Chinese officials and hospitals have repeatedly spoken of a shortage of protective equipment, including face masks.

The new figures for total infections gave no sign the outbreak was nearing a peak, said Adam Kamradt-Scott, an infectious diseases expert at the Centre for International Security Studies at the University of Sydney.

Drastic measures

“While the Chinese authorities are doing their best to prevent the spread of the coronavirus, the fairly drastic measures they have implemented to date would appear to have been too little, too late,” he said.

Chinese scientists are testing two antiviral drugs and preliminary results are due in weeks, while the head of a Wuhan hospital said plasma infusions from recovered patients had shown some encouraging preliminary results.

While the vast majority of infections and deaths have been in China, in particular Hubei, there have been nearly 450 cases in some 24 countries and territories outside mainland China, and three deaths. Japan confirmed its first coronavirus death on Thursday. One person has died in Hong Kong and one in the Philippines.

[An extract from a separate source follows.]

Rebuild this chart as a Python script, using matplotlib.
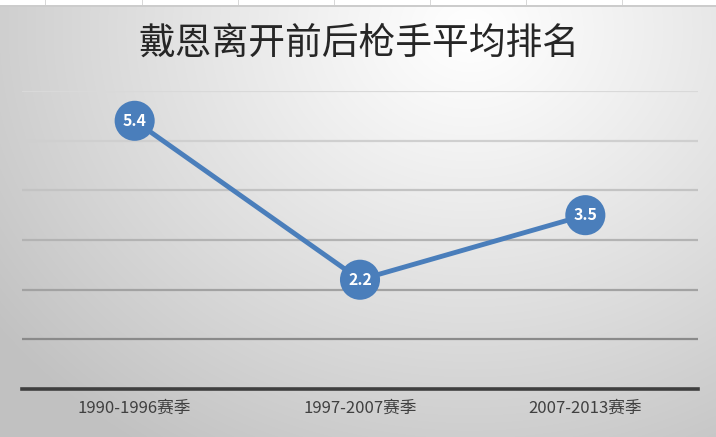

The biggest cluster of infections outside China has been on a cruise liner quarantined in a Japanese port, with 218 people on board confirmed as infected and taken off to hospital.

Also read | COVID-19: death toll in China nears 1,500

On Friday, some of the ship's passengers were allowed to disembark — with priority for older passengers confined to windowless cabins - and complete their quarantine on shore.

 

There was good news for passengers on another cruise ship that was finally allowed to dock in Cambodia after being rejected by five countries over fears of the virus, even though no cases were reported on board.

The MS Westerdam, carrying 1,455 passengers and 802 crew, docked in Sihanoukville port late on Thursday. It had anchored offshore earlier to allow Cambodian officials to board and collect samples from passengers with any signs of illness.